Traditional signature-based and heuristic-based methods are inadequate for detecting some forms of
malware. This paper presents a malware detection method based on supervised learning. The main
contributions of the paper are two ensemble learning algorithms, two pre-processing techniques, and
an empirical evaluation of the proposed algorithms. Sequences of operational codes are extracted
as features from malware and benign files. These sequences are used to create three different data
sets with different configurations. A set of learning algorithms is evaluated on the data sets. The
predictions from the learning algorithms are combined by an ensemble algorithm. The predicted
outcome of the ensemble algorithm is decided on the basis of voting.
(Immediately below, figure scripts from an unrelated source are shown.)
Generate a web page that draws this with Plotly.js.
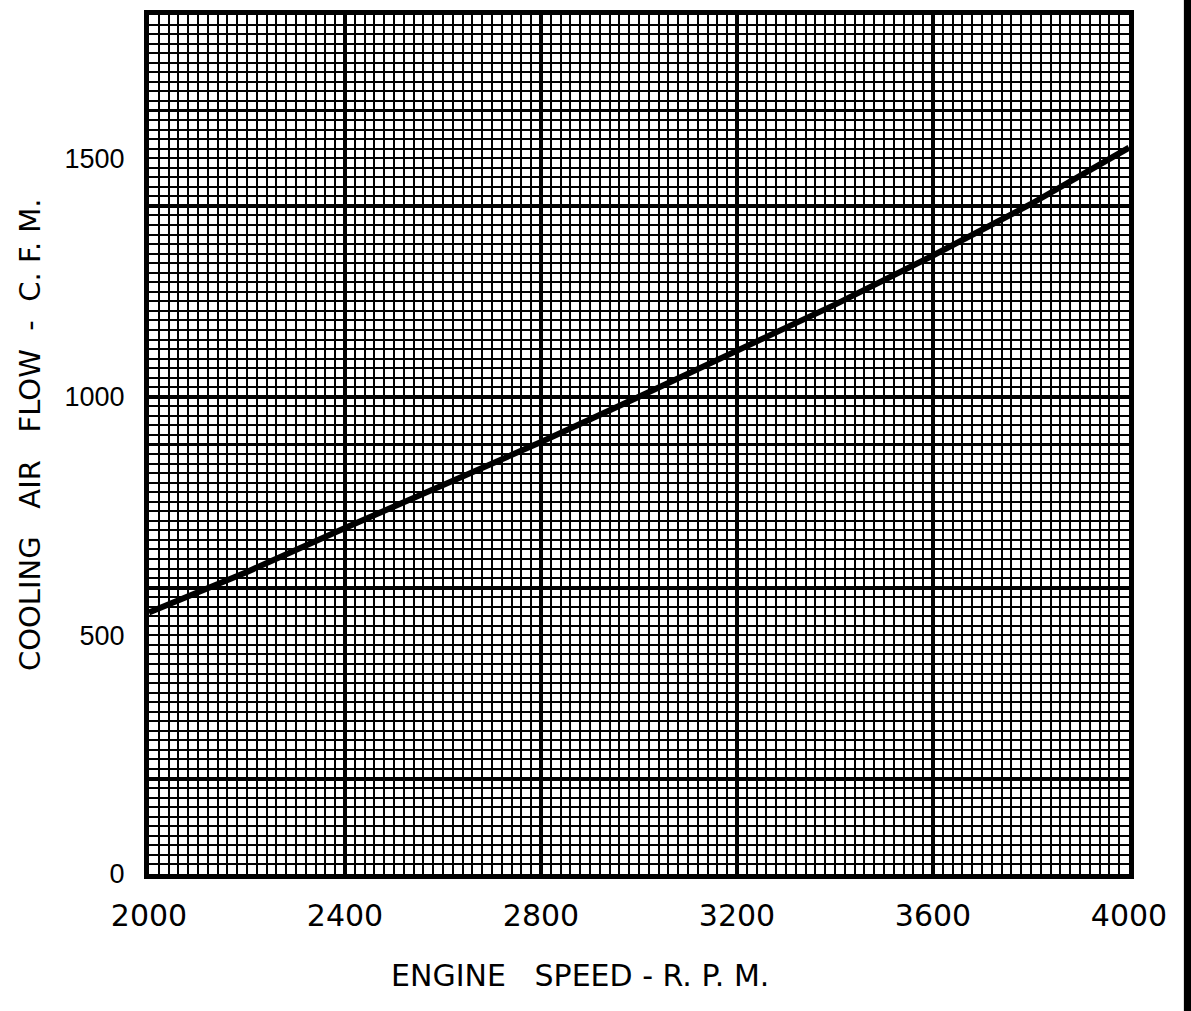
<!DOCTYPE html>
<html><head><meta charset="utf-8">
<script src="https://cdn.plot.ly/plotly-3.0.1.min.js"></script>
<style>html,body{margin:0;padding:0;background:#fff}#chart{width:1191px;height:1011px}</style>
</head><body><div id="chart"></div>
<script>
// Data
const engineSpeed = [2000, 2200, 2400, 2600, 2800, 3000, 3200, 3400, 3600, 3800, 4000];
const coolingAirFlow = [548, 633, 725, 815, 905, 1000, 1095, 1193, 1296, 1404, 1522];
const xTickVals = [2000, 2400, 2800, 3200, 3600, 4000];
const xTickText = ['2000', '2400', '2800', '3200', '3600', '4000'];
const yTickVals = [0, 500, 1000, 1500];
const yTickText = ['0', '500', '1000', '1500'];
const xTitleText = 'ENGINE\u00a0\u00a0\u00a0SPEED\u00a0-\u00a0R.\u00a0P.\u00a0M.';
const yTitleText = 'COOLING\u00a0\u00a0\u00a0AIR\u00a0\u00a0\u00a0FLOW\u00a0\u00a0-\u00a0\u00a0C.\u00a0F.\u00a0M.';

const ink = '#000';
const traces = [
  {x: engineSpeed, y: coolingAirFlow, xaxis: 'x', yaxis: 'y', mode: 'lines', opacity: 0, hoverinfo: 'skip', showlegend: false},
  {x: engineSpeed, y: coolingAirFlow, xaxis: 'x2', yaxis: 'y2', mode: 'lines', opacity: 0, hoverinfo: 'skip', showlegend: false},
  {x: engineSpeed, y: coolingAirFlow, xaxis: 'x', yaxis: 'y3', mode: 'lines',
   line: {color: ink, width: 6}, showlegend: false, name: 'Cooling air flow'}
];

const layout = {
  width: 1191, height: 1011,
  margin: {l: 149, r: 62, t: 15, b: 137},
  paper_bgcolor: '#fff', plot_bgcolor: '#fff',
  showlegend: false,
  xaxis: {
    range: [2000, 4000], tickmode: 'array', tickvals: xTickVals, ticktext: xTickText,
    showgrid: true, gridcolor: ink, gridwidth: 4, ticks: '', zeroline: false,
    showline: true, linecolor: ink, linewidth: 5, mirror: true,
    tickfont: {family: 'DejaVu Sans', size: 30, color: ink}, ticklabelstandoff: 11
  },
  xaxis2: {
    range: [2000, 4000], overlaying: 'x', anchor: 'y2', tickmode: 'linear', tick0: 2000, dtick: 100,
    showgrid: true, gridcolor: ink, gridwidth: 2.2, showticklabels: false, ticks: '', zeroline: false,
    minor: {tickmode: 'linear', tick0: 2000, dtick: 20, showgrid: true, gridcolor: ink, gridwidth: 2, ticks: ''}
  },
  yaxis: {
    range: [0, 1800], tickmode: 'array', tickvals: yTickVals, ticktext: yTickText,
    showgrid: false, ticks: '', zeroline: false,
    showline: true, linecolor: ink, linewidth: 5, mirror: true,
    tickfont: {family: 'Liberation Sans', size: 27, color: ink}, ticklabelstandoff: 14
  },
  yaxis2: {
    range: [0, 1800], overlaying: 'y', anchor: 'x2', tickmode: 'linear', tick0: 0, dtick: 100,
    showgrid: true, gridcolor: ink, gridwidth: 2.2, showticklabels: false, ticks: '', zeroline: false,
    minor: {tickmode: 'linear', tick0: 0, dtick: 20, showgrid: true, gridcolor: ink, gridwidth: 2, ticks: ''}
  },
  yaxis3: {
    range: [0, 1800], overlaying: 'y', anchor: 'x', tickmode: 'linear', tick0: 200, dtick: 400,
    showgrid: true, gridcolor: ink, gridwidth: 4, showticklabels: false, ticks: '', zeroline: false
  },
  annotations: [
    {text: xTitleText, xref: 'paper', yref: 'paper', x: 0.44, y: -0.1176, xanchor: 'center', yanchor: 'middle',
     showarrow: false, font: {family: 'DejaVu Sans', size: 30, color: ink}},
    {text: yTitleText, xref: 'paper', yref: 'paper', x: -0.1214, y: 0.511, xanchor: 'center', yanchor: 'middle',
     textangle: -90, showarrow: false, font: {family: 'DejaVu Sans', size: 29, color: ink}}
  ],
  shapes: [
    {type: 'rect', xref: 'paper', yref: 'paper', x0: 1.056, x1: 1.09, y0: -0.3, y1: 1.2,
     fillcolor: ink, line: {width: 0}, layer: 'above'}
  ]
};

Plotly.newPlot('chart', traces, layout, {displayModeBar: false, staticPlot: true});
</script>
</body></html>
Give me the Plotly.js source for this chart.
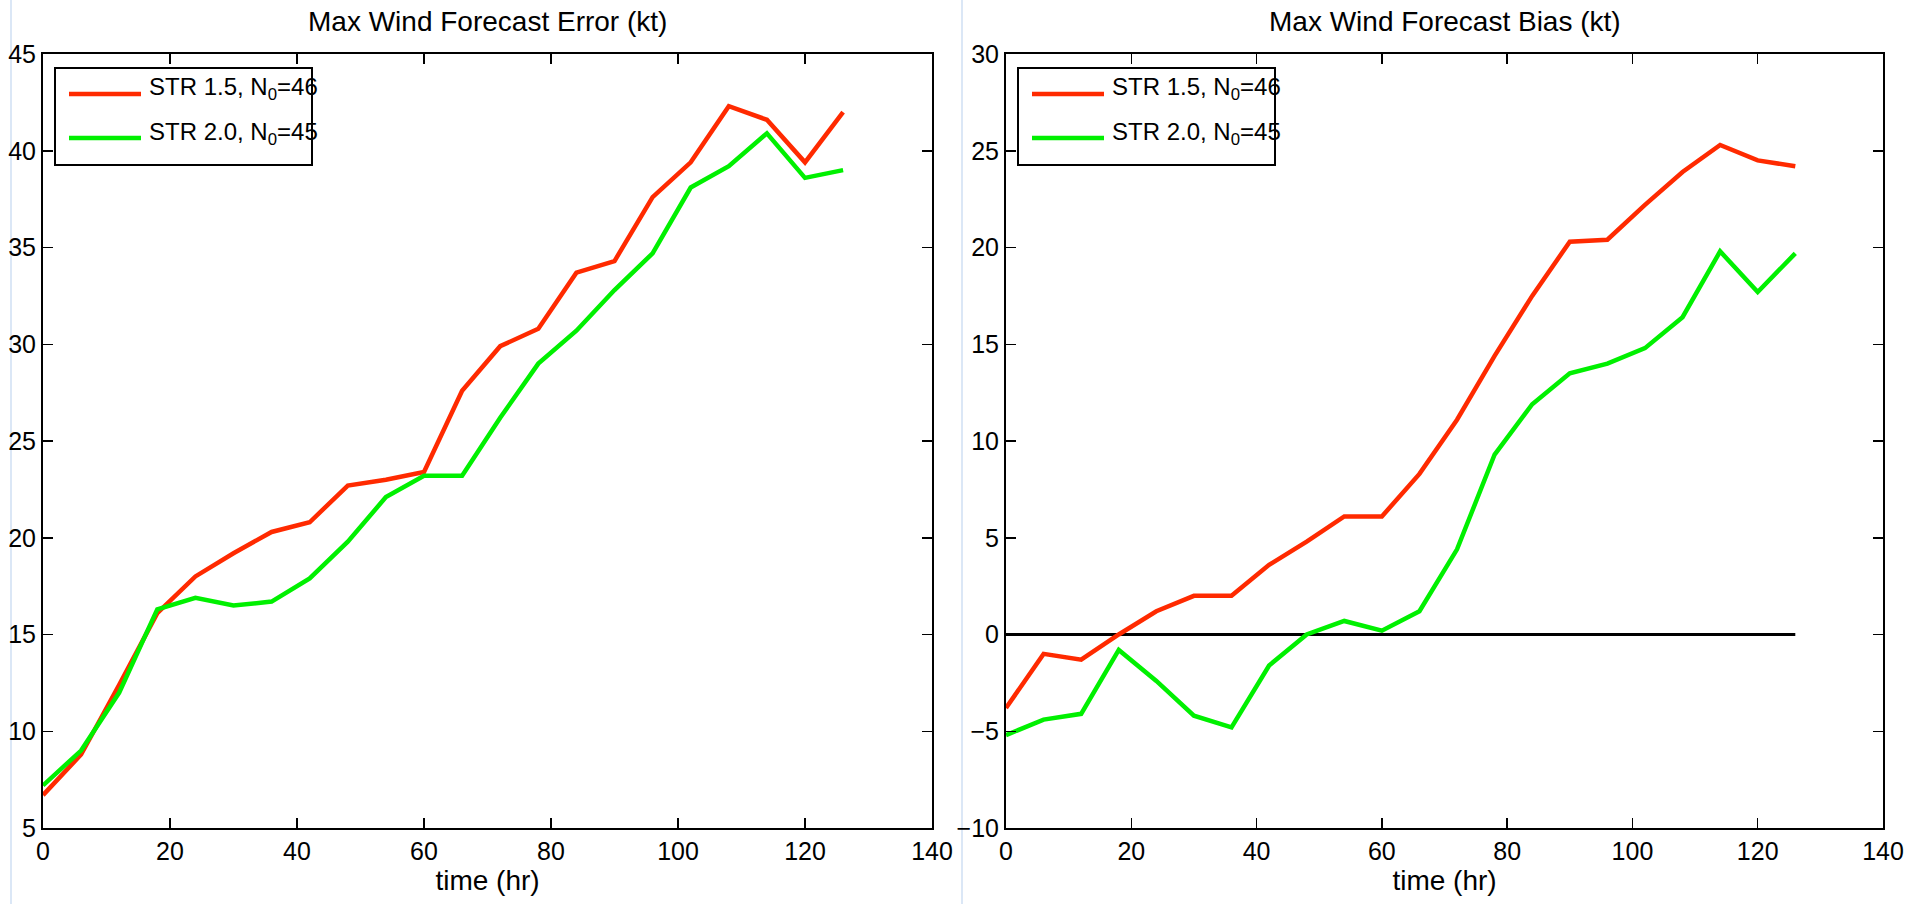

The experimental results show
that the veto approach can accurately detect both novel and known malware instances with the higher
recall in comparison to majority voting, however, the precision of the veto voting is lower than the
majority voting. The veto voting is further extended as trust-based veto voting. A comparison of
the majority voting, the veto voting, and the trust-based veto voting is performed. The experimental
results indicate the suitability of each voting scheme for detecting a particular class of software. The
experimental results for the composite F1-measure indicate that the majority voting is slightly better
than the trusted veto voting while the trusted veto is significantly better than the veto classifier.